Playwright Tom Dudzick grew up in Buffalo, N.Y., and as a youngster got haircuts at a local barbershop that had a statue of the Virgin Mary in front of it. “The barber said that the Blessed Mother had appeared to him, so he commissioned a life-sized statue,” Dudzick recalls. “There was a mail slot so that people could write little prayers.”
Though Buffalo has gone through a number of transformations in recent years, the statue still stands. “The city has promised not to knock it down,” reports Dudzick, who became determined to write a play based on the statue. When research about his childhood barber proved to be less fascinating than Dudzick had hoped, he invented a tale of his own.

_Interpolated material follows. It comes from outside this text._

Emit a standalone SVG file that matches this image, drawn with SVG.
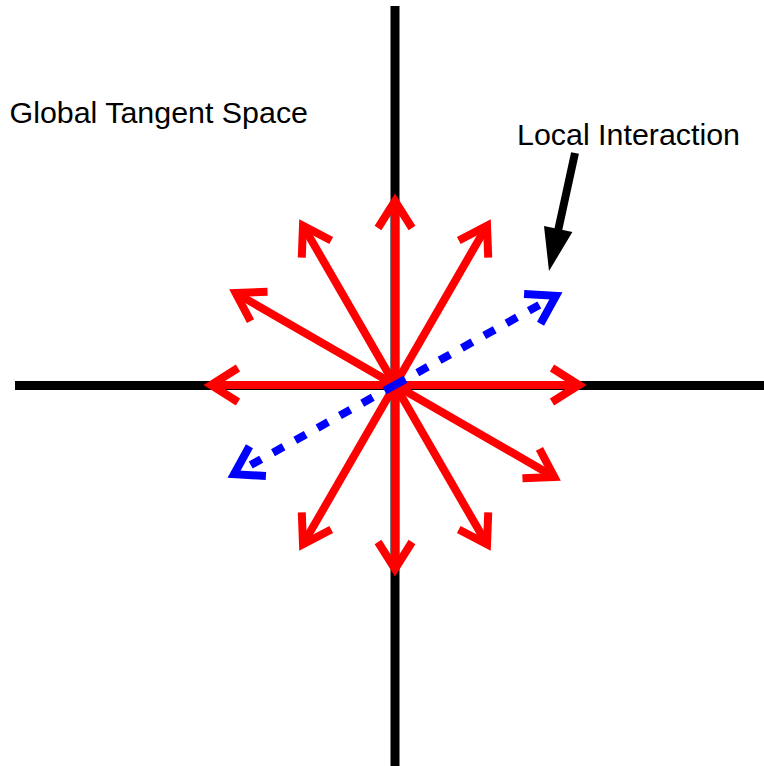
<svg xmlns="http://www.w3.org/2000/svg" xmlns:xlink="http://www.w3.org/1999/xlink" width="764" height="766" viewBox="0 0 764 766">
<style>
.axis{stroke:#000;stroke-width:9;fill:none}
.red{stroke:#ff0000;stroke-width:8;fill:none;stroke-linejoin:miter;stroke-linecap:butt}
.blue{stroke:#0000ff;stroke-width:8;fill:none;stroke-linejoin:miter;stroke-linecap:butt}
.dash{stroke-dasharray:12 13.5}
.lbl{font-family:"Liberation Sans",Arial,sans-serif;font-size:30.4px;fill:#000}
</style>
<defs>
<g id="redArrow" class="red">
<line x1="0" y1="0" x2="184" y2="0"/>
<polyline points="157,-17 184,0 157,17"/>
</g>
<g id="blueArrow" class="blue">
<line class="dash" x1="0" y1="0" x2="176" y2="0"/>
<polyline points="157,-17 184,0 157,17"/>
</g>
</defs>
<rect width="764" height="766" fill="#fff"/>
<g id="axes">
<line class="axis" x1="395" y1="6" x2="395" y2="766"/>
<line class="axis" x1="15" y1="385.5" x2="764" y2="385.5"/>
</g>
<g id="connectors">
<g id="red-vectors">
<use href="#redArrow" xlink:href="#redArrow" transform="translate(395,385) rotate(0)"/>
<use href="#redArrow" xlink:href="#redArrow" transform="translate(395,385) rotate(30)"/>
<use href="#redArrow" xlink:href="#redArrow" transform="translate(395,385) rotate(60)"/>
<use href="#redArrow" xlink:href="#redArrow" transform="translate(395,385) rotate(90)"/>
<use href="#redArrow" xlink:href="#redArrow" transform="translate(395,385) rotate(120)"/>
<use href="#redArrow" xlink:href="#redArrow" transform="translate(395,385) rotate(180)"/>
<use href="#redArrow" xlink:href="#redArrow" transform="translate(395,385) rotate(210)"/>
<use href="#redArrow" xlink:href="#redArrow" transform="translate(395,385) rotate(240)"/>
<use href="#redArrow" xlink:href="#redArrow" transform="translate(395,385) rotate(270)"/>
<use href="#redArrow" xlink:href="#redArrow" transform="translate(395,385) rotate(300)"/>
</g>
<g id="local-interaction-vectors">
<use href="#blueArrow" xlink:href="#blueArrow" transform="translate(395,385) rotate(-29)"/>
<use href="#blueArrow" xlink:href="#blueArrow" transform="translate(395,385) rotate(151)"/>
</g>
<g id="pointer">
<line x1="575" y1="153" x2="558.2" y2="230" stroke="#000" stroke-width="8"/>
<polygon points="572.4,232.1 544,225.9 549,271" fill="#000"/>
</g>
</g>
<g id="label-global">
<text class="lbl" x="9.5" y="123">Global Tangent Space</text>
</g>
<g id="label-local">
<text class="lbl" x="517" y="145">Local Interaction</text>
</g>
</svg>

The Nowaks are at the heart of Dudzick’s Miracle on South Division Street, which takes on faith, family and the twists of life: A struggling actress requests permission from her family to develop a one-woman show about her grandfather—who hailed from Poland, met a sculptor on the boat over to the U.S. and had a vision of the Blessed Mother. But a deathbed confessional from the grandmother reveals that the miracle was not exactly what the family believed it to be.
Miracle on South Division Street has received a number of U.S. productions in recent months and is scheduled for no fewer than 10 more between now and June. This month the play bows at the Fort Gordon Dinner Theatre in Georgia, Montgomery Theater in Pennsylvania, the Invisible Theatre in Arizona and the Colony Theatre Company in L.A. Dudzick himself directs a production at the Kavinoky Theatre in Buffalo Nov. 15–Dec. 8.
The playwright, who now lives in Nyack, N.Y., is thrilled to direct in his hometown. “The audience will recognize themselves and their relatives in these characters,” Dudzick declares. “But you certainly don’t have to be from Buffalo to get the story.”